In the khazan fields of Goa, farmers speak with quiet urgency. “Without the Mhadei, our fields are finished,” says one cultivator from Bicholim. The delicate balance of salt and fresh water that makes khazan cultivation possible depends on the river’s flow. If that balance tilts, fields will turn barren. Downstream, fisherfolk echo the fear. As saline water pushes further inland, their catch has declined. “The river owns us,” one fisherman from Divar put it, “Without her, we are nothing.” These voices are not statistics in a tribunal—they are living proof that the Mhadei is more than water. She is a lifeline, a cultural being, and a test of justice.
More Than Numbers in a Ledger
The Mhadei (Mandovi) originates in Karnataka, flows through the forests and villages of Goa, and drains into the Arabian Sea. Her 3,800 square kilometre basin spans Goa (52%), Karnataka (35%), and Maharashtra (13%). Hydrologically, it is one integrated river system. Politically, it has been fragmented into state-owned parcels.
In 2018, the Mhadei Water Disputes Tribunal (MWDT) allocated 13.42 TMC of water to Karnataka, including 3.9 TMC for diversion to the Malaprabha basin. Goa objected, warning of saline intrusion, destruction of wetlands, and ecological collapse. Yet in 2023, the Centre granted environmental clearance to Karnataka’s Kalasa-Banduri project—conveniently ahead of elections.
Commons, Not Commodities
This conflict is not only about allocations and maps. It is about whether India understands rivers as divisible assets or as the Commons. Water belongs to all and to none. It cannot be owned by governments, traded by corporations, or carved up by states. It is a shared trust that must flow equitably and sustainably. Goa’s traditions have long recognised this. The Mhadei is not a resource but a being: worshipped in folk rituals, sustaining khazan wetlands, feeding fields and mangroves.
Electoral Expediency, Environmental Myopia
Karnataka’s leaders present the Kalasa-Banduri diversion as a lifeline for parched northern districts. In reality, large-scale projects often serve urban-industrial complexes rather than small farmers. The roots of Karnataka’s water stress lie as much in deforestation, sand mining, and poor planning as in natural scarcity. Goa’s governments, meanwhile, have alternated between submission and token protest. Instead of building broad-based ecological expertise and community participation, they have relied on petitions and Delhi delegations. This passivity has demoralised citizens and weakened Goa’s moral claim.
People Speak for the River
If the state falters, civil society has stepped in. The Mhadei Bachao Abhiyan has united farmers, fisherfolk, environmentalists, and youth across party lines. They march, file petitions, and raise awareness. They know that when the river dies, so will their livelihoods and cultures. Fishermen testify to how rising salinity affects breeding grounds and reduces fish populations. Women in riverbank villages worry about drinking water sources. Young people fear they will inherit only dry beds and broken promises. These voices rarely reach the corridors of power. Instead, governments respond with silence, or worse, with hostility towards activists.
Towards a Commons Ethic
A just resolution must begin by recognising the Mhadei as an ecological common. That means shifting the debate from “how much water to allocate” to “how to preserve the river’s integrity.”

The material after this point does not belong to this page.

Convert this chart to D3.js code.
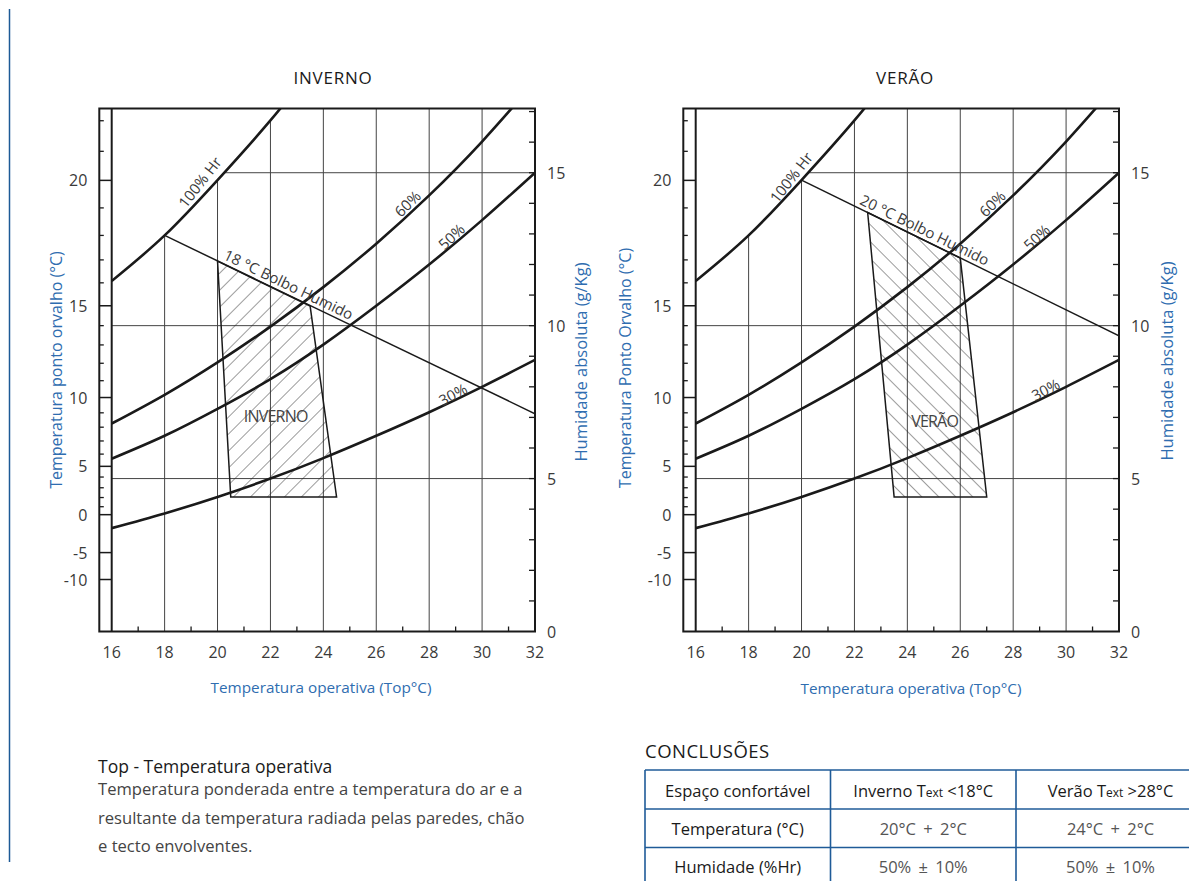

Four principles can guide such a paradigm:
- Ecological sustainability – maintain flow to protect biodiversity and estuarine health.
- Livelihood priority – fisherfolk, farmers, and rural households must be primary beneficiaries.
- Intergenerational justice – protect the rights of future generations to clean, flowing water.
- Democratic participation – decision-making must include local communities, not just technocrats.
This reflects Article 21 of the Constitution, which guarantees the right to life, and echoes the UN’s recognition of water as a human right in 2010.
Let the river flow. And let justice flow with it.